First, we rewrite \(\frac{(p^{-s})^k}{k}\) as an integral, so that we could add it up more easily.

  • Standard Calculus II improper integral work shows that \[\frac{(p^{-s})^k}{k}=\frac{s}{k}\int_{p^k}^\infty x^{-s-1}dx\]
  • That means \[\ln(\zeta(s))=\sum_{p}\sum_{k=1}^\infty \frac{(p^{-s})^k}{k}=\sum_{p}\sum_{k=1}^\infty\frac{s}{k}\int_{p^k}^\infty x^{-s-1}dx=s\sum_{p}\sum_{k=1}^\infty\int_{p^k}^\infty \frac{1}{k}x^{-s-1}dx\]

Next, it would be nice to get this as one big integral. But of what function, and with what endpoints?

We could unify these integrals from \(p^k\) to \(\infty\) somewhat artificially, by writing \[\int_{p^k}^\infty \frac{1}{k}x^{-s-1}dx=\int_1^{p^k}\frac{1}{k}\cdot 0\cdot x^{-s-1}\; dx+\int_{p^k}^\infty \frac{1}{k}x^{-s-1}dx\] That would give an integral from \(1\) to \(\infty\), though it would be defined with a piecewise integrand.

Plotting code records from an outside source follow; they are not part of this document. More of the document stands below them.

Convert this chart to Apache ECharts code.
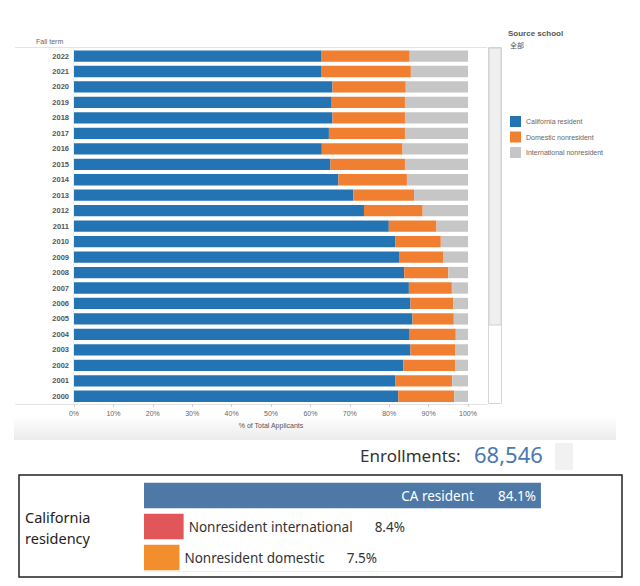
<!DOCTYPE html>
<html>
<head>
<meta charset="utf-8">
<style>
  html, body { margin: 0; padding: 0; background: #fff; }
  #chart { width: 640px; height: 586px; }
</style>
<script src="https://cdn.jsdelivr.net/npm/echarts@6/dist/echarts.min.js"></script>
</head>
<body>
<div id="chart"></div>
<script>
// fall terms, top to bottom
const years = ['2022', '2021', '2020', '2019', '2018', '2017', '2016', '2015', '2014', '2013', '2012', '2011',
  '2010', '2009', '2008', '2007', '2006', '2005', '2004', '2003', '2002', '2001', '2000'];
// % of total applicants
const caResident = [62.7, 62.7, 65.6, 65.4, 65.6, 64.7, 62.9, 65.1, 67.1, 70.9, 73.6, 79.9,
  81.6, 82.5, 83.8, 85.0, 85.4, 85.9, 85.2, 85.4, 83.6, 81.5, 82.3];
const domesticNonresident = [22.5, 22.8, 18.6, 18.6, 18.4, 19.3, 20.5, 18.9, 17.4, 15.4, 14.9, 12.1,
  11.5, 11.3, 11.2, 10.9, 10.9, 10.5, 11.7, 11.3, 13.1, 14.5, 14.2];
const intlNonresident = [14.8, 14.5, 15.8, 16.0, 16.0, 16.0, 16.6, 16.0, 15.5, 13.7, 11.5, 8.0,
  6.9, 6.2, 5.0, 4.1, 3.7, 3.6, 3.1, 3.3, 3.3, 4.0, 3.5];
const seriesNames = ['California resident', 'Domestic nonresident', 'International nonresident'];

// enrollment summary
const enrollments = '68,546';
const residencyCats = ['CA resident', 'Nonresident international', 'Nonresident domestic'];
const residencyPct = [84.1, 8.4, 7.5];

const topColors = ['#2474b3', '#f07f31', '#c6c6c6'];
const residencyColors = ['#4e79a7', '#e15759', '#f28e2b'];

const chart = echarts.init(document.getElementById('chart'), null, { renderer: 'svg' });

const smallFont = 'Liberation Sans, Arial, sans-serif';
const tabFont = 'Noto Sans, sans-serif';

const stackSeries = [caResident, domesticNonresident, intlNonresident].map((vals, i) => ({
  name: seriesNames[i],
  type: 'bar',
  stack: 'all',
  xAxisIndex: 0,
  yAxisIndex: 0,
  barCategoryGap: '27%',
  itemStyle: { color: topColors[i] },
  emphasis: { disabled: true },
  data: vals
}));

const residencySeries = {
  type: 'bar',
  xAxisIndex: 1,
  yAxisIndex: 1,
  barCategoryGap: '18%',
  silent: true,
  data: residencyPct.map((v, i) => ({
    value: v,
    itemStyle: { color: residencyColors[i] },
    label: i === 0 ? {
      show: true,
      position: 'insideRight',
      distance: 5,
      formatter: '{n|' + residencyCats[i] + '}{v|' + v.toFixed(1) + '%}',
      rich: {
        n: { color: '#fff', fontSize: 13.5, fontFamily: tabFont },
        v: { color: '#fff', fontSize: 13.5, fontFamily: tabFont, padding: [0, 0, 0, 24] }
      }
    } : {
      show: true,
      position: 'right',
      distance: 5,
      formatter: '{n|' + residencyCats[i] + '}{v|' + v.toFixed(1) + '%}',
      rich: {
        n: { color: '#333', fontSize: 13.5, fontFamily: tabFont },
        v: { color: '#333', fontSize: 13.5, fontFamily: tabFont, padding: [0, 0, 0, 22] }
      }
    }
  }))
};

chart.setOption({
  animation: false,
  backgroundColor: '#fff',
  legend: {
    data: seriesNames,
    orient: 'vertical',
    left: 510,
    top: 116,
    padding: 0,
    itemWidth: 11,
    itemHeight: 11,
    itemGap: 4.5,
    icon: 'rect',
    selectedMode: false,
    textStyle: { fontSize: 7, color: '#666', fontFamily: smallFont }
  },
  grid: [
    { left: 74, right: 172, top: 48.3, bottom: 182, containLabel: false },
    { left: 144, width: 472, top: 480, height: 93, containLabel: false }
  ],
  xAxis: [
    {
      type: 'value',
      gridIndex: 0,
      min: 0,
      max: 100,
      interval: 10,
      axisLine: { show: false },
      axisTick: { show: true, length: 3, lineStyle: { color: '#cfcfcf' } },
      splitLine: { show: false },
      axisLabel: { fontSize: 7, color: '#666', margin: 6, fontFamily: smallFont, formatter: '{value}%' },
      name: '% of Total Applicants',
      nameLocation: 'middle',
      nameGap: 17,
      nameTextStyle: { fontSize: 7, color: '#555', fontFamily: smallFont }
    },
    {
      type: 'value',
      gridIndex: 1,
      min: 0,
      max: 100,
      show: false
    }
  ],
  yAxis: [
    {
      type: 'category',
      gridIndex: 0,
      data: years,
      inverse: true,
      axisLine: { show: false },
      axisTick: { show: false },
      axisLabel: { fontSize: 7.5, fontWeight: 'bold', color: '#555', margin: 5, fontFamily: smallFont }
    },
    {
      type: 'category',
      gridIndex: 1,
      data: residencyCats,
      inverse: true,
      show: false
    }
  ],
  series: [...stackSeries, residencySeries],
  graphic: [
    // faint band behind the axis title
    {
      type: 'rect', z: -10, silent: true,
      shape: { x: 14, y: 416, width: 602, height: 24 },
      style: {
        fill: new echarts.graphic.LinearGradient(0, 0, 0, 1, [
          { offset: 0, color: '#ffffff' }, { offset: 1, color: '#ebebeb' }
        ])
      }
    },
    // header / frame lines of the top view
    { type: 'line', silent: true, shape: { x1: 15, y1: 47.5, x2: 487, y2: 47.5 }, style: { stroke: '#e3e3e3', lineWidth: 1 } },
    { type: 'line', silent: true, shape: { x1: 15, y1: 404.5, x2: 487, y2: 404.5 }, style: { stroke: '#e3e3e3', lineWidth: 1 } },
    { type: 'line', silent: true, shape: { x1: 73.5, y1: 47.5, x2: 73.5, y2: 404.5 }, style: { stroke: '#eeeeee', lineWidth: 1 } },
    // scrollbar
    { type: 'rect', silent: true, shape: { x: 488.5, y: 47.5, width: 13, height: 356 }, style: { fill: '#fff', stroke: '#d6d6d6', lineWidth: 1 } },
    { type: 'rect', silent: true, shape: { x: 489, y: 48, width: 12, height: 277 }, style: { fill: '#efefef', stroke: '#d0d0d0', lineWidth: 1 } },
    // titles
    { type: 'text', silent: true, left: 36, top: 38, style: { text: 'Fall term', fontSize: 7, fill: '#666', fontFamily: smallFont } },
    { type: 'text', silent: true, left: 508, top: 29, style: { text: 'Source school', fontSize: 8, fontWeight: 'bold', fill: '#555', fontFamily: smallFont } },
    { type: 'text', silent: true, left: 510, top: 41, style: { text: '全部', fontSize: 7, fill: '#555', fontFamily: 'Noto Sans CJK SC, sans-serif' } },
    // enrollments
    { type: 'text', silent: true, left: 360, top: 447, style: { text: 'Enrollments:', fontSize: 17, fill: '#333', fontFamily: tabFont } },
    { type: 'text', silent: true, left: 474, top: 443, style: { text: enrollments, fontSize: 22, fill: '#4a78b0', fontFamily: tabFont } },
    { type: 'rect', silent: true, shape: { x: 555, y: 443, width: 18, height: 27 }, style: { fill: '#f1f1f1' } },
    // residency box
    { type: 'rect', silent: true, shape: { x: 19, y: 475, width: 603, height: 102 }, style: { fill: 'none', stroke: '#222', lineWidth: 1.5 } },
    { type: 'line', silent: true, shape: { x1: 144, y1: 571.5, x2: 615, y2: 571.5 }, style: { stroke: '#eeeeee', lineWidth: 1 } },
    { type: 'text', silent: true, left: 25, top: 506, style: { text: 'California\nresidency', fontSize: 14.5, lineHeight: 21, fill: '#222', fontFamily: tabFont } }
  ]
});
</script>
</body>
</html>
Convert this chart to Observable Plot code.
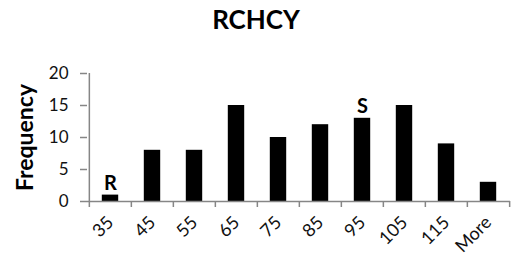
<!DOCTYPE html>
<html><head><meta charset="utf-8">
<script src="https://cdn.jsdelivr.net/npm/d3@7"></script>
<script src="https://cdn.jsdelivr.net/npm/@observablehq/plot@0.6"></script>
<style>
body{margin:0;background:#fff;font-family:Lato,"Open Sans",sans-serif;}
#wrap{position:relative;width:512px;height:266px;}
#title{position:absolute;left:0;top:6px;width:512px;text-align:center;font-weight:bold;font-size:26px;line-height:1;color:#000;z-index:1;}
</style></head>
<body><div id="wrap"><div id="title">RCHCY</div></div>
<script>
const bins = ["35","45","55","65","75","85","95","105","115","More"];
const frequency = [1,8,8,15,10,12,13,15,9,3];
const yTicks = [0,5,10,15,20];
const annotations = [{bin:"35", label:"R"},{bin:"95", label:"S"}];

const data = bins.map((b,i)=>({bin:b, value:frequency[i]}));
const ann = annotations.map(a=>({...a, value: frequency[bins.indexOf(a.bin)]}));
const W=512, H=266, mL=87, mR=2, mT=73, mB=65;
const step=(W-mL-mR)/bins.length;
const axisColor="#868686";

const chart = Plot.plot({
  width:W, height:H, marginLeft:mL, marginRight:mR, marginTop:mT, marginBottom:mB,
  style:{fontFamily:"Lato, 'Open Sans', sans-serif", background:"transparent"},
  x:{domain:bins, padding:0, axis:null},
  y:{domain:[0,20], axis:null},
  marks:[
    Plot.barY(data,{x:"bin", y:"value", fill:"#000", insetLeft:12.8, insetRight:12.8}),
    Plot.ruleY([0],{stroke:axisColor, strokeWidth:1.5}),
    Plot.ruleX([0],{x:()=>bins[0], dx:-step/2, y1:0, y2:20, stroke:axisColor, strokeWidth:1.5}),
    Plot.axisY({ticks:yTicks, tickSize:7, stroke:axisColor, strokeWidth:1.5, tickPadding:12, fontSize:17, fill:"#111", label:null}),
    Plot.axisX({tickSize:6, dx:-step/2, text:null, stroke:axisColor, strokeWidth:1.5, label:null}),
    Plot.axisX({ticks:[bins[bins.length-1]], tickSize:6, dx:step/2, text:null, stroke:axisColor, strokeWidth:1.5, label:null}),
    Plot.axisX({tickSize:0, tickRotate:-45, tickPadding:18, fontSize:18, fill:"#111", label:null}),
    Plot.text(ann,{x:"bin", y:"value", text:"label", lineAnchor:"bottom", dy:-5, fontSize:20, fontWeight:"bold", fill:"#000"}),
    Plot.text(["Frequency"],{frameAnchor:"left", y:()=>10, dx:-62, rotate:-90, textAnchor:"middle", lineAnchor:"middle", text:d=>d, fontSize:23, fontWeight:"bold", fill:"#000"})
  ]
});
chart.style.position="absolute"; chart.style.left="0"; chart.style.top="0";
document.getElementById("wrap").appendChild(chart);
</script></body></html>
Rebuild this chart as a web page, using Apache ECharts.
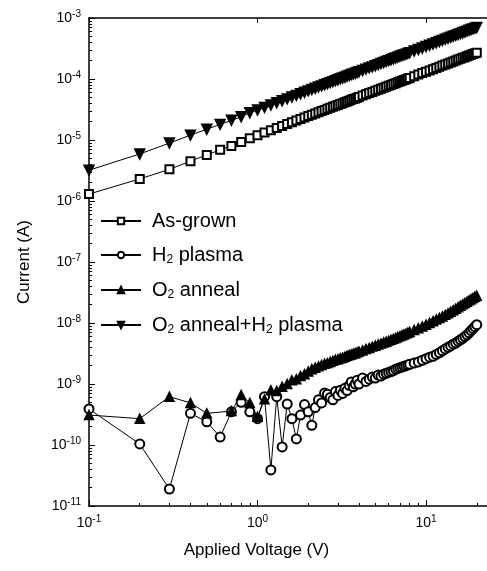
<!DOCTYPE html>
<html>
<head>
<meta charset="utf-8">
<script src="https://cdn.jsdelivr.net/npm/echarts@6/dist/echarts.min.js"></script>
<style>
  html, body { margin: 0; padding: 0; background: #fff; }
  #chart { width: 487px; height: 571px; }
</style>
</head>
<body>
<div id="chart"></div>
<script>
// applied voltage (V), shared by all four curves
var voltage = [0.1, 0.2, 0.3, 0.4, 0.5, 0.6, 0.7, 0.8, 0.9, 1.0,
  1.1, 1.2, 1.3, 1.4, 1.5, 1.6, 1.7, 1.8, 1.9, 2.0,
  2.1, 2.2, 2.3, 2.4, 2.5, 2.6, 2.7, 2.8, 2.9, 3.0,
  3.1, 3.2, 3.3, 3.4, 3.5, 3.6, 3.7, 3.8, 3.9, 4.0,
  4.2, 4.4, 4.6, 4.8, 5.0, 5.2, 5.4, 5.6, 5.8, 6.0,
  6.2, 6.4, 6.6, 6.8, 7.0, 7.2, 7.4, 7.6, 7.8, 8.0,
  8.5, 9.0, 9.5, 10, 10.5, 11, 11.5, 12, 12.5, 13,
  13.5, 14, 14.5, 15, 15.5, 16, 16.5, 17, 17.5, 18,
  18.5, 19, 19.5, 20];

// current (A)
var asGrown = [1.3e-6, 2.3e-6, 3.3e-6, 4.5e-6, 5.7e-6, 6.9e-6, 8.0e-6, 9.3e-6, 1.07e-5, 1.2e-5,
  1.33e-5, 1.45e-5, 1.58e-5, 1.70e-5, 1.83e-5, 1.96e-5, 2.08e-5, 2.21e-5, 2.34e-5, 2.47e-5,
  2.60e-5, 2.72e-5, 2.85e-5, 2.98e-5, 3.11e-5, 3.24e-5, 3.37e-5, 3.50e-5, 3.63e-5, 3.76e-5,
  3.89e-5, 4.02e-5, 4.15e-5, 4.28e-5, 4.41e-5, 4.55e-5, 4.68e-5, 4.81e-5, 4.94e-5, 5.07e-5,
  5.34e-5, 5.60e-5, 5.87e-5, 6.13e-5, 6.40e-5, 6.66e-5, 6.93e-5, 7.20e-5, 7.47e-5, 7.73e-5,
  8.00e-5, 8.27e-5, 8.54e-5, 8.81e-5, 9.08e-5, 9.35e-5, 9.62e-5, 9.89e-5, 1.02e-4, 1.04e-4,
  1.11e-4, 1.18e-4, 1.25e-4, 1.32e-4, 1.38e-4, 1.45e-4, 1.52e-4, 1.59e-4, 1.66e-4, 1.73e-4,
  1.80e-4, 1.87e-4, 1.94e-4, 2.01e-4, 2.08e-4, 2.15e-4, 2.22e-4, 2.28e-4, 2.35e-4, 2.43e-4,
  2.50e-4, 2.57e-4, 2.64e-4, 2.70e-4];

var h2Plasma = [3.9e-10, 1.04e-10, 1.9e-11, 3.3e-10, 2.4e-10, 1.35e-10, 3.5e-10, 5.0e-10, 3.5e-10, 2.7e-10,
  6.2e-10, 3.9e-11, 6.2e-10, 9.3e-11, 4.7e-10, 2.7e-10, 1.26e-10, 3.1e-10, 4.6e-10, 3.5e-10,
  2.1e-10, 4.1e-10, 5.5e-10, 4.9e-10, 7.1e-10, 6.8e-10, 6.0e-10, 5.5e-10, 7.5e-10, 6.5e-10,
  7.9e-10, 7.0e-10, 8.5e-10, 7.8e-10, 9.5e-10, 1.08e-9, 9.0e-10, 1.0e-9, 1.15e-9, 1.0e-9,
  1.25e-9, 1.1e-9, 1.2e-9, 1.3e-9, 1.25e-9, 1.4e-9, 1.35e-9, 1.45e-9, 1.5e-9, 1.55e-9,
  1.6e-9, 1.65e-9, 1.75e-9, 1.8e-9, 1.85e-9, 1.9e-9, 1.95e-9, 2.0e-9, 2.05e-9, 2.1e-9,
  2.2e-9, 2.3e-9, 2.45e-9, 2.6e-9, 2.75e-9, 2.85e-9, 3.05e-9, 3.25e-9, 3.5e-9, 3.75e-9,
  4.0e-9, 4.2e-9, 4.5e-9, 4.7e-9, 5.0e-9, 5.3e-9, 5.6e-9, 6.0e-9, 6.4e-9, 6.9e-9,
  7.5e-9, 8.1e-9, 8.7e-9, 9.4e-9];

// no visible marker at 0.6 V -> null
var o2Anneal = [3.1e-10, 2.7e-10, 6.2e-10, 4.9e-10, 3.3e-10, null, 3.6e-10, 6.6e-10, 4.9e-10, 2.9e-10,
  5.6e-10, 7.9e-10, 7.7e-10, 9.0e-10, 1.0e-9, 1.15e-9, 1.2e-9, 1.35e-9, 1.45e-9, 1.6e-9,
  1.75e-9, 1.85e-9, 1.95e-9, 2.05e-9, 2.15e-9, 2.2e-9, 2.3e-9, 2.4e-9, 2.5e-9, 2.55e-9,
  2.65e-9, 2.7e-9, 2.8e-9, 2.9e-9, 3.0e-9, 3.05e-9, 3.15e-9, 3.2e-9, 3.3e-9, 3.4e-9,
  3.55e-9, 3.75e-9, 3.9e-9, 4.1e-9, 4.25e-9, 4.45e-9, 4.6e-9, 4.8e-9, 4.95e-9, 5.15e-9,
  5.3e-9, 5.5e-9, 5.7e-9, 5.9e-9, 6.1e-9, 6.3e-9, 6.5e-9, 6.7e-9, 6.95e-9, 7.15e-9,
  7.7e-9, 8.2e-9, 8.8e-9, 9.4e-9, 1.0e-8, 1.07e-8, 1.14e-8, 1.21e-8, 1.28e-8, 1.36e-8,
  1.44e-8, 1.53e-8, 1.62e-8, 1.72e-8, 1.82e-8, 1.92e-8, 2.02e-8, 2.13e-8, 2.24e-8, 2.35e-8,
  2.46e-8, 2.57e-8, 2.69e-8, 2.8e-8];

var o2AnnealH2 = [3.2e-6, 5.9e-6, 8.9e-6, 1.2e-5, 1.5e-5, 1.8e-5, 2.1e-5, 2.4e-5, 2.8e-5, 3.1e-5,
  3.42e-5, 3.75e-5, 4.07e-5, 4.40e-5, 4.72e-5, 5.05e-5, 5.38e-5, 5.71e-5, 6.04e-5, 6.37e-5,
  6.71e-5, 7.04e-5, 7.37e-5, 7.71e-5, 8.04e-5, 8.37e-5, 8.71e-5, 9.04e-5, 9.39e-5, 9.72e-5,
  1.01e-4, 1.04e-4, 1.07e-4, 1.11e-4, 1.14e-4, 1.18e-4, 1.21e-4, 1.24e-4, 1.28e-4, 1.31e-4,
  1.38e-4, 1.45e-4, 1.52e-4, 1.58e-4, 1.65e-4, 1.72e-4, 1.79e-4, 1.86e-4, 1.93e-4, 2.00e-4,
  2.07e-4, 2.14e-4, 2.21e-4, 2.28e-4, 2.35e-4, 2.42e-4, 2.48e-4, 2.55e-4, 2.63e-4, 2.70e-4,
  2.87e-4, 3.05e-4, 3.22e-4, 3.40e-4, 3.58e-4, 3.75e-4, 3.93e-4, 4.11e-4, 4.29e-4, 4.47e-4,
  4.65e-4, 4.82e-4, 5.00e-4, 5.18e-4, 5.36e-4, 5.54e-4, 5.72e-4, 5.90e-4, 6.08e-4, 6.27e-4,
  6.45e-4, 6.63e-4, 6.81e-4, 6.99e-4];

var seriesNames = ['As-grown', 'H2 plasma', 'O2 anneal', 'O2 anneal+H2 plasma'];

(function () {
  var myChart = echarts.init(document.getElementById('chart'));
  var font = 'Liberation Sans, Arial, sans-serif';
  var xMin = 0.1, xMax = 23, yMin = 1e-11, yMax = 1e-3;

  function pairs(arr) {
    return voltage.map(function (v, i) { return [v, arr[i]]; });
  }
  // exponents of the 2..9 x 10^n minor ticks, for a plain value axis laid over the log one
  function minorExponents(lo, hi) {
    var out = [];
    for (var e = Math.floor(Math.log10(lo)); e <= Math.ceil(Math.log10(hi)); e++) {
      for (var m = 2; m <= 9; m++) {
        var v = m * Math.pow(10, e);
        if (v > lo && v < hi) out.push(Math.log10(v));
      }
    }
    return out;
  }
  // 10^n tick labels
  function powLabel(value) {
    var e = Math.round(Math.log10(value));
    if (Math.abs(Math.log10(value) - e) > 0.01) return '';
    return '10{sup|' + e + '}';
  }
  var labelRich = {
    sup: { fontFamily: font, fontSize: 10, color: '#000', padding: [0, 0, 8, 0] }
  };

  function lineSeries(name, arr, symbol, size) {
    return {
      name: name,
      type: 'line',
      data: pairs(arr),
      symbol: symbol,
      symbolSize: size,
      connectNulls: true,
      lineStyle: { color: '#000', width: 1 },
      itemStyle: { color: '#000', borderColor: '#000', borderWidth: 1.5 },
      emphasis: { disabled: true },
      animation: false
    };
  }

  var xBase = { type: 'log', logBase: 10, min: xMin, max: xMax, interval: 1, splitLine: { show: false } };
  var yBase = { type: 'log', logBase: 10, min: yMin, max: yMax, interval: 1, splitLine: { show: false } };

  var option = {
    backgroundColor: '#fff',
    grid: { left: 89, top: 18, right: 0, bottom: 65 },
    legend: {
      data: seriesNames,
      orient: 'vertical',
      left: 95,
      top: 206,
      itemWidth: 40,
      itemHeight: 8,
      itemGap: 14,
      textStyle: {
        fontFamily: font, fontSize: 20, color: '#000', padding: [0, 0, 0, 6],
        rich: { sub: { fontFamily: font, fontSize: 12, color: '#000', padding: [10, 0, 0, 0] } }
      },
      formatter: function (name) { return name.replace(/2/g, '{sub|2}'); }
    },
    xAxis: [
      Object.assign({}, xBase, {
        name: 'Applied Voltage (V)',
        nameLocation: 'middle',
        nameGap: 36,
        nameTextStyle: { fontFamily: font, fontSize: 17, color: '#000', padding: [0, 63, 0, 0] },
        axisLine: { onZero: false, lineStyle: { color: '#000', width: 1.5 } },
        axisTick: { inside: true, length: 6, lineStyle: { color: '#000' } },
        axisLabel: {
          formatter: powLabel, showMaxLabel: false,
          fontFamily: font, fontSize: 14, color: '#000', margin: 8, rich: labelRich
        }
      }),
      Object.assign({}, xBase, {
        position: 'top',
        axisLine: { onZero: false, lineStyle: { color: '#000', width: 1.5 } },
        axisTick: { inside: true, length: 5, lineStyle: { color: '#000' } },
        axisLabel: { show: false }
      }),
      // minor ticks along the bottom
      {
        type: 'value',
        position: 'bottom',
        min: Math.log10(xMin),
        max: Math.log10(xMax),
        axisLine: { show: false, onZero: false },
        axisTick: { show: true, inside: true, length: 3, customValues: minorExponents(xMin, xMax), lineStyle: { color: '#000' } },
        axisLabel: { show: false },
        splitLine: { show: false }
      }
    ],
    yAxis: [
      Object.assign({}, yBase, {
        name: 'Current (A)',
        nameLocation: 'middle',
        nameGap: 56,
        nameTextStyle: { fontFamily: font, fontSize: 17, color: '#000' },
        axisLine: { onZero: false, lineStyle: { color: '#000', width: 1.5 } },
        axisTick: { inside: true, length: 6, lineStyle: { color: '#000' } },
        axisLabel: {
          formatter: powLabel,
          fontFamily: font, fontSize: 14, color: '#000', margin: 8, rich: labelRich
        }
      }),
      // minor ticks along the left
      {
        type: 'value',
        position: 'left',
        min: Math.log10(yMin),
        max: Math.log10(yMax),
        axisLine: { show: false, onZero: false },
        axisTick: { show: true, inside: true, length: 3, customValues: minorExponents(yMin, yMax), lineStyle: { color: '#000' } },
        axisLabel: { show: false },
        splitLine: { show: false }
      }
    ],
    series: [
      lineSeries(seriesNames[0], asGrown, 'emptyRect', 8),
      lineSeries(seriesNames[1], h2Plasma, 'emptyCircle', 9),
      lineSeries(seriesNames[2], o2Anneal, 'triangle', 9),
      lineSeries(seriesNames[3], o2AnnealH2, 'path://M0,0 L2,0 L1,1.8 Z', 10)
    ]
  };

  myChart.setOption(option);
  window.addEventListener('resize', function () {
    myChart.resize();
  });
})();
</script>
</body>
</html>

What function would I get if I added up all those piecewise integrands?

  • Well, it would be a function which added \(\frac{1}{1}x^{-s-1}\) when \(x\) reached a prime \(p\); so it would include \[\pi(x)x^{-s-1}\ldots\]
  • It would add \(\frac{1}{2}x^{-s-1}\) when it reached a square of a prime \(p^2\), which is the same as adding it when \(\sqrt{x}\) hits a prime; so it would include \[\frac{1}{2}\pi(\sqrt{x})x^{-s-1}\ldots\]
  • And it adds \(\frac{1}{3}x^{-s-1}\) when \(x\) reaches a cube of a prime, which is when \(\sqrt[3]{x}\) hits a prime; and that which adds \[\frac{1}{3}\pi(\sqrt[3]{x})x^{-s-1}\]
In short, adding up all these piecewise integrands seems to give a big integrand \[\left(\pi(x)+\frac{1}{2}\pi(\sqrt{x})+\frac{1}{3}\pi(\sqrt[3]{x})+\cdots\right)x^{-s-1}\]

But this is \(J(x)\), of course (multiplied by \(x^{-s-1}\)). Hence \[\ln(\zeta(s))=s\sum_{p}\sum_{k=1}^\infty\int_{p^k}^\infty \frac{1}{k}x^{-s-1}dx=s\int_1^\infty J(x)x^{-s-1}dx\] This completes our connection of \(\zeta\) and \(J\).